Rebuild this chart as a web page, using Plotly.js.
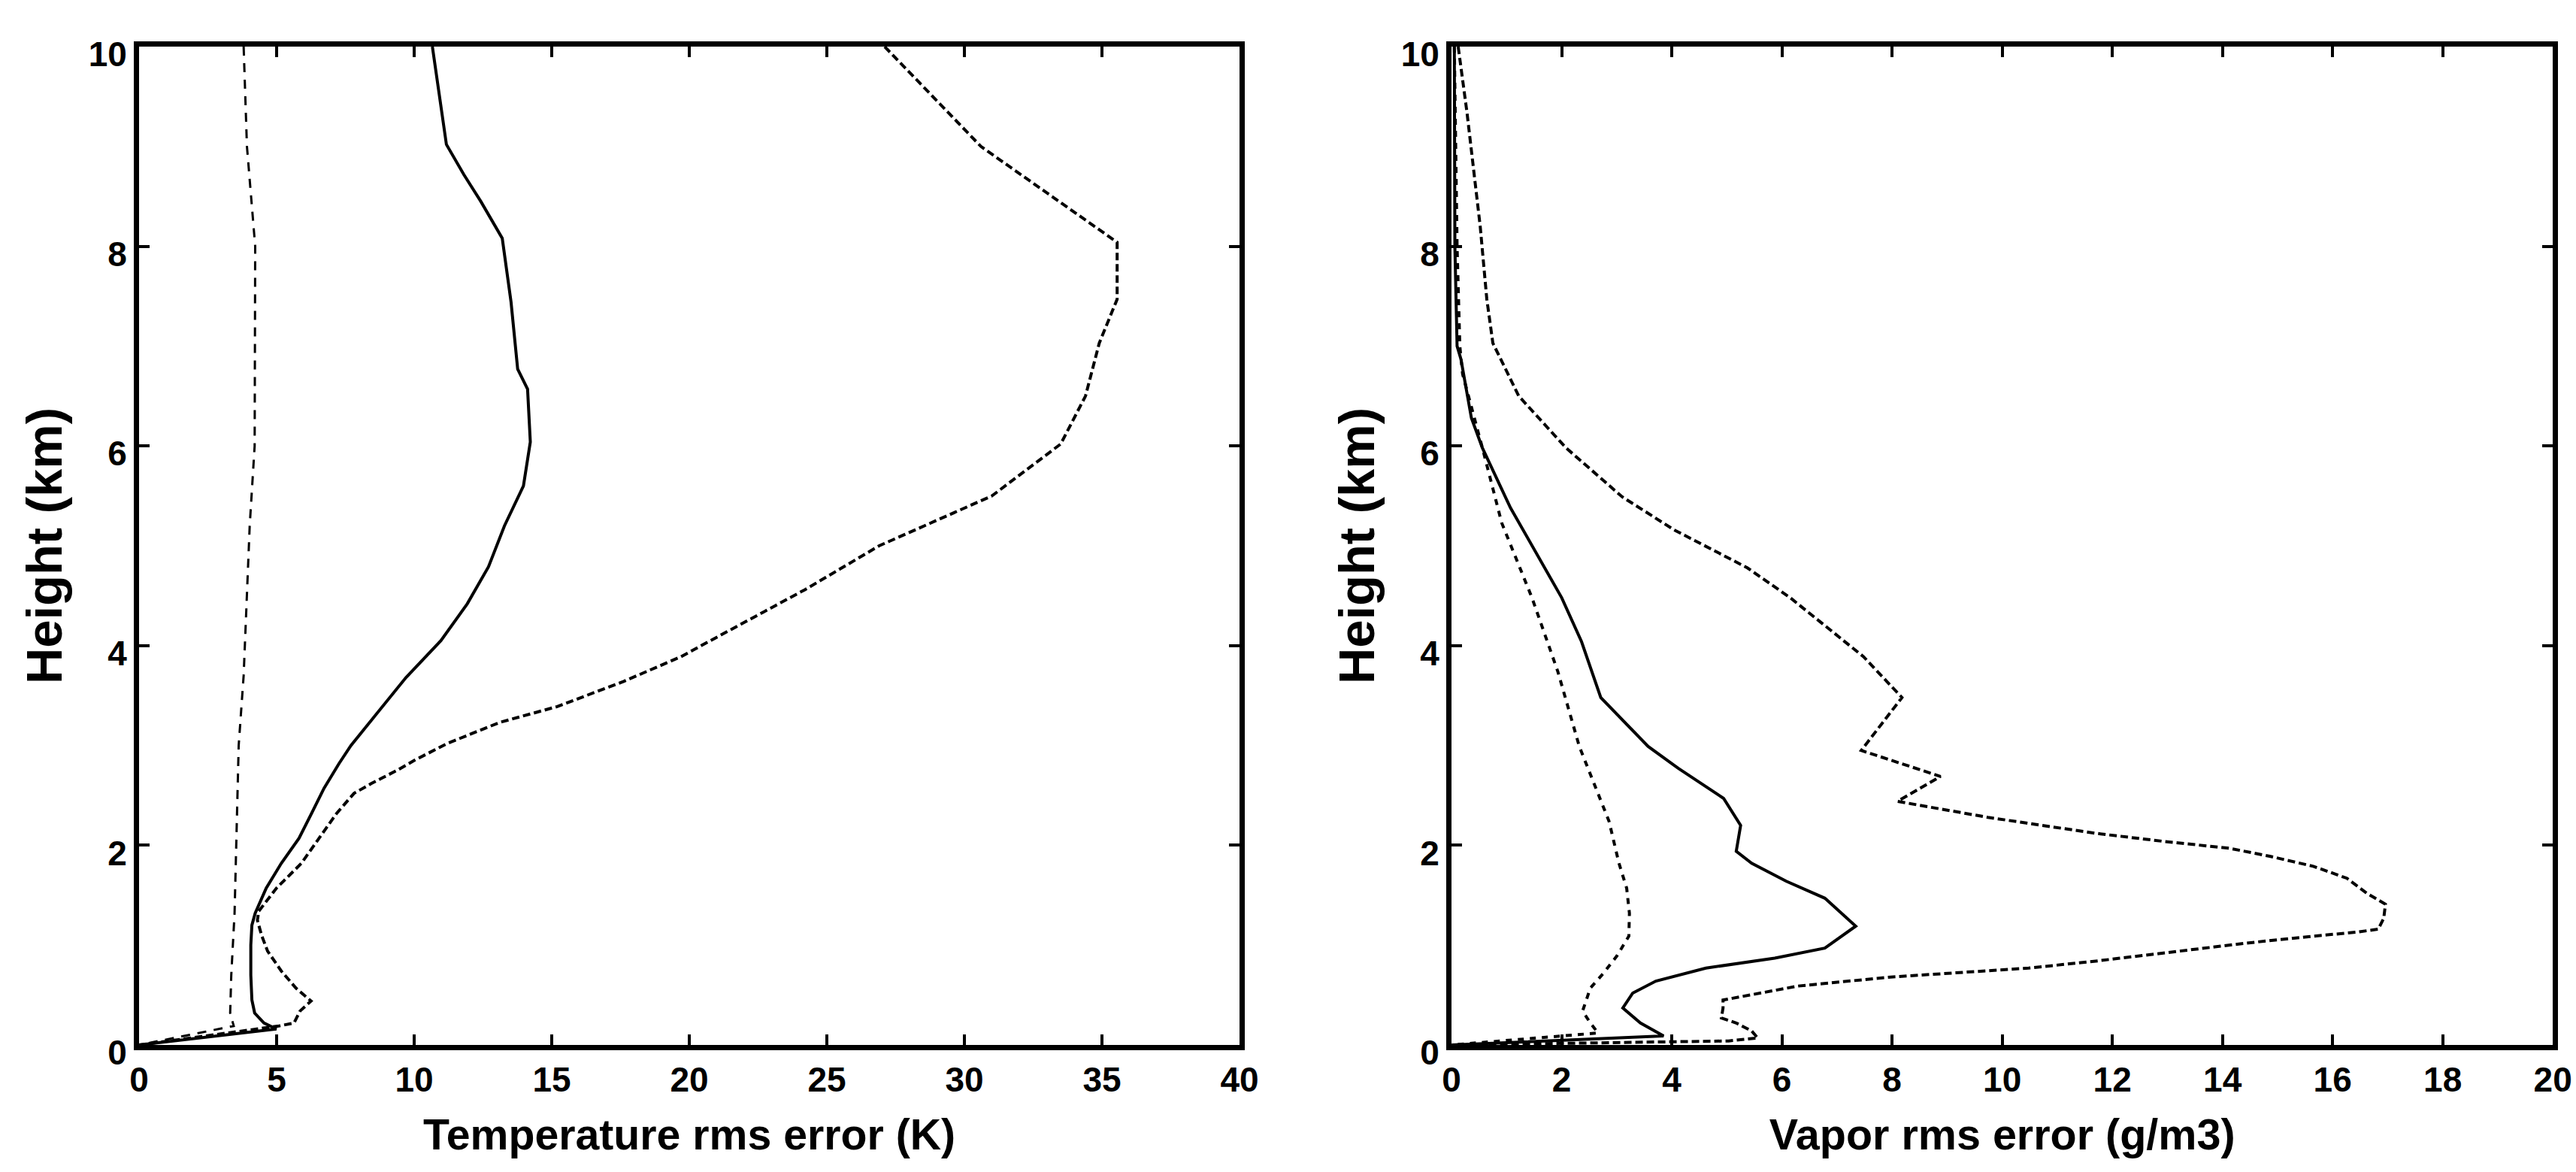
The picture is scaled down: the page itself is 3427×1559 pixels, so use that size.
<!DOCTYPE html>
<html><head><meta charset="utf-8">
<script src="https://cdn.plot.ly/plotly-3.0.1.min.js"></script>
<style>html,body{margin:0;padding:0;background:#fff}#chart{width:3427px;height:1559px}</style>
</head><body><div id="chart"></div>
<script>
// ---- Left panel: temperature rms error (K) vs height (km)
const tempThinH = [10, 9, 8, 7, 6, 5.2, 4.05, 3.7, 3.0, 2.07, 1.32, 0.7, 0.32, 0.19, 0];
const tempThinV = [3.8, 3.92, 4.22, 4.22, 4.2, 4.02, 3.85, 3.8, 3.62, 3.53, 3.47, 3.35, 3.31, 3.44, 0];

const tempSolidH = [10, 9.02, 8.72, 8.45, 8.08, 7.44, 6.77, 6.57, 6.04, 5.6, 5.2, 4.79, 4.42, 4.05, 3.68, 3.35, 3.0, 2.82, 2.57, 2.32, 2.07, 1.82, 1.57, 1.32, 1.2, 1.0, 0.7, 0.45, 0.32, 0.22, 0.18, 0.16, 0];
const tempSolidV = [10.66, 11.17, 11.8, 12.42, 13.2, 13.52, 13.76, 14.12, 14.22, 13.97, 13.28, 12.7, 11.93, 10.97, 9.7, 8.74, 7.7, 7.27, 6.72, 6.27, 5.81, 5.17, 4.62, 4.22, 4.1, 4.06, 4.06, 4.1, 4.2, 4.54, 4.81, 4.99, 0];

const tempDashH = [10, 9.0, 8.04, 7.47, 7.03, 6.5, 6.02, 5.5, 5.0, 4.56, 4.04, 3.89, 3.64, 3.39, 3.23, 3.02, 2.85, 2.75, 2.62, 2.52, 2.32, 2.07, 1.82, 1.57, 1.34, 1.25, 1.1, 0.94, 0.74, 0.57, 0.44, 0.34, 0.22, 0.19, 0];
const tempDashV = [27.1, 30.6, 35.55, 35.55, 34.9, 34.4, 33.5, 31.0, 26.9, 24.2, 20.7, 19.7, 17.6, 15.2, 13.1, 11.2, 10.0, 9.37, 8.45, 7.81, 7.18, 6.53, 5.9, 4.99, 4.35, 4.3, 4.45, 4.67, 5.17, 5.7, 6.25, 5.85, 5.63, 5.08, 0];

// ---- Right panel: vapor rms error (g/m3) vs height (km)
const vaporDashH = [10, 9.34, 8.2, 7.47, 7.03, 6.5, 5.98, 5.49, 5.16, 4.78, 4.48, 3.89, 3.48, 2.95, 2.69, 2.44, 2.28, 2.22, 2.12, 2.04, 1.97, 1.89, 1.79, 1.67, 1.52, 1.41, 1.27, 1.16, 1.13, 1.09, 1.02, 0.94, 0.84, 0.77, 0.68, 0.59, 0.45, 0.37, 0.27, 0.22, 0.14, 0.07, 0.04, 0];
const vaporDashV = [0.12, 0.28, 0.52, 0.64, 0.75, 1.22, 2.08, 3.1, 4.04, 5.37, 6.15, 7.48, 8.18, 7.44, 8.88, 8.1, 9.74, 10.48, 11.7, 12.92, 14.13, 14.86, 15.65, 16.26, 16.62, 16.96, 16.93, 16.83, 16.44, 15.65, 14.43, 13.22, 11.7, 10.48, 7.97, 6.29, 4.93, 4.93, 4.9, 5.17, 5.45, 5.56, 5.03, 0];

const vaporSolidH = [10, 8, 7, 6.87, 6.28, 5.98, 5.38, 4.93, 4.48, 4.04, 3.48, 2.99, 2.77, 2.47, 2.2, 1.94, 1.82, 1.64, 1.47, 1.19, 0.97, 0.87, 0.77, 0.64, 0.52, 0.37, 0.22, 0.09, 0];
const vaporSolidV = [0.05, 0.06, 0.1, 0.17, 0.36, 0.56, 1.07, 1.54, 2.0, 2.36, 2.71, 3.57, 4.12, 4.94, 5.25, 5.17, 5.45, 6.08, 6.78, 7.34, 6.78, 5.87, 4.62, 3.71, 3.29, 3.11, 3.43, 3.85, 0];

const vaporDotH = [10, 8, 7, 6.72, 5.98, 5.23, 4.48, 3.74, 2.99, 2.24, 1.82, 1.57, 1.32, 1.09, 0.89, 0.72, 0.57, 0.34, 0.22, 0.12, 0];
const vaporDotV = [0.05, 0.1, 0.15, 0.2, 0.56, 0.91, 1.46, 1.93, 2.32, 2.86, 3.04, 3.18, 3.23, 3.22, 3.0, 2.76, 2.52, 2.38, 2.52, 2.66, 0];

// ---- Tick labels / titles
const tempTicks = [0, 5, 10, 15, 20, 25, 30, 35, 40];
const vaporTicks = [0, 2, 4, 6, 8, 10, 12, 14, 16, 18, 20];
const heightTicks = [0, 2, 4, 6, 8, 10];
const tempTitle = 'Temperature rms error (K)';
const vaporTitle = 'Vapor rms error (g/m3)';
const heightTitle = 'Height (km)';

const FAM = "'Liberation Sans', Arial, Helvetica, sans-serif";
const BLK = '#000';

// font size so that the text spans a given width in px
function fitSize(text, px) {
  const ctx = document.createElement('canvas').getContext('2d');
  ctx.font = 'bold 100px ' + FAM;
  return 100 * px / ctx.measureText(text).width;
}
const tempTitleSize = fitSize(tempTitle, 708);
const vaporTitleSize = fitSize(vaporTitle, 620);
const heightTitleSize = fitSize(heightTitle, 368);
const tickSize = 46;

function tr(x, y, xa, ya, dash, w) {
  return {x: x, y: y, xaxis: xa, yaxis: ya, type: 'scatter', mode: 'lines',
          line: {color: BLK, width: w, dash: dash}, hoverinfo: 'skip', showlegend: false};
}

const data = [
  tr(tempThinV, tempThinH, 'x', 'y', '12px,10px', 3),
  tr(tempSolidV, tempSolidH, 'x', 'y', 'solid', 4),
  tr(tempDashV, tempDashH, 'x', 'y', '10px,5px', 4),
  tr(vaporDashV, vaporDashH, 'x2', 'y2', '10px,5px', 4),
  tr(vaporSolidV, vaporSolidH, 'x2', 'y2', 'solid', 4),
  tr(vaporDotV, vaporDotH, 'x2', 'y2', '8px,8px', 4)
];

function xax(domain, range, ticks, title, tsize, anchor) {
  return {domain: domain, range: range, tickvals: ticks, ticktext: ticks.map(String),
    ticks: 'inside', ticklen: 14, tickwidth: 4, tickcolor: BLK,
    showline: true, linewidth: 7, linecolor: BLK, mirror: 'ticks',
    showgrid: false, zeroline: false, anchor: anchor,
    tickfont: {family: FAM, size: tickSize, color: BLK, weight: 'bold'},
    title: {text: title, font: {family: FAM, size: tsize, color: BLK, weight: 'bold'}, standoff: 30}};
}
function yax(range, ticks, title, anchor) {
  return {domain: [0.1084, 0.9602], range: range, tickvals: ticks, ticktext: ticks.map(String),
    ticks: 'inside', ticklen: 14, tickwidth: 4, tickcolor: BLK,
    showline: true, linewidth: 7, linecolor: BLK, mirror: 'ticks',
    showgrid: false, zeroline: false, anchor: anchor, ticklabelshift: 10,
    tickfont: {family: FAM, size: tickSize, color: BLK, weight: 'bold'},
    title: {text: title, font: {family: FAM, size: heightTitleSize, color: BLK, weight: 'bold'}, standoff: 16}};
}

const layout = {
  width: 3427, height: 1559,
  margin: {l: 0, r: 0, t: 0, b: 0},
  paper_bgcolor: '#fff', plot_bgcolor: '#fff',
  showlegend: false,
  xaxis: xax([0.054, 0.4812], [0, 40], tempTicks, tempTitle, tempTitleSize, 'y'),
  yaxis: yax([0, 10], heightTicks, heightTitle, 'x'),
  xaxis2: xax([0.5635, 0.991], [0, 20], vaporTicks, vaporTitle, vaporTitleSize, 'y2'),
  yaxis2: yax([0, 10], heightTicks, heightTitle, 'x2')
};

Plotly.newPlot('chart', data, layout, {staticPlot: true, displayModeBar: false});
</script></body></html>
----
◆ Task objective ◆
Begin at the line containing "The picture is", end at the line containing "3.31, 3.44, 0];", and reproduce every line in that range exactly, both ends included.

◆ Output of the task ◆
The picture is scaled down: the page itself is 3427×1559 pixels, so use that size.
<!DOCTYPE html>
<html><head><meta charset="utf-8">
<script src="https://cdn.plot.ly/plotly-3.0.1.min.js"></script>
<style>html,body{margin:0;padding:0;background:#fff}#chart{width:3427px;height:1559px}</style>
</head><body><div id="chart"></div>
<script>
// ---- Left panel: temperature rms error (K) vs height (km)
const tempThinH = [10, 9, 8, 7, 6, 5.2, 4.05, 3.7, 3.0, 2.07, 1.32, 0.7, 0.32, 0.19, 0];
const tempThinV = [3.8, 3.92, 4.22, 4.22, 4.2, 4.02, 3.85, 3.8, 3.62, 3.53, 3.47, 3.35, 3.31, 3.44, 0];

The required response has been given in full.